The DA is pushing ahead with a bill that could reshape how South Africa handles empowerment in state tenders.
Its proposed Economic Inclusion for All Bill is set for a first reading debate in Parliament. The move does not mean BEE has been scrapped. It means the party’s proposal has entered a formal parliamentary step.
Parliament lists the proposal as the Public Procurement Amendment Bill, B7-2026. It was introduced on 12 March 2026 by DA MP Mat Cuthbert.
What the DA Wants to Change
The DA says the bill would move public procurement away from race-based criteria. It wants preference points to be linked to measurable outcomes.
Those outcomes include job creation, infrastructure investment, skills development and support for small businesses.

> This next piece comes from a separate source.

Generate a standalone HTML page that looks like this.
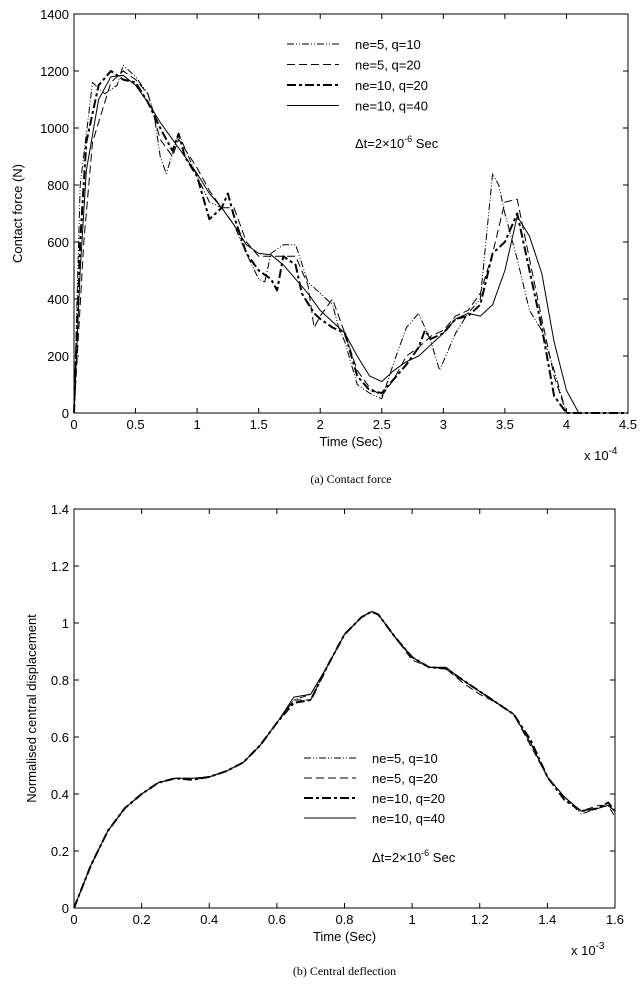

The party argues that South Africa still needs redress, but says the current BEE system has not delivered broad inclusion. It claims the policy has benefited a politically connected few. Those claims form the DA’s political case, not a final legal finding.
Parliament’s summary says the bill would repeal provisions linked to set-asides and prequalification criteria for preferential procurement. It would also repeal the Broad-Based Black Economic Empowerment Act, 2003, with consequential amendments.
Why This Matters for South Africans
Public procurement is a massive lever in the economy. The DA says the state’s procurement budget is about R1.2 trillion.
That makes the debate bigger than party politics. It goes to how government spends public money, supports transformation and decides who gets access to state contracts.
The proposal also comes at a sensitive time. The Public Procurement Act was signed into law in 2024, but Treasury said its provisions were not yet in force. The DA is therefore trying to amend a major procurement law before it is fully operational.
What Happens Next
The first reading debate will not settle the future of BEE. It will place the DA’s alternative formally before Parliament.
From there, the bill would still need to move through the usual legislative process. That includes political scrutiny, possible committee stages and the challenge of winning broader support.
For now, the key point is clear: the DA wants to replace BEE-linked procurement rules with what it calls an economic inclusion model. The fight over empowerment and state spending is now heading deeper into Parliament.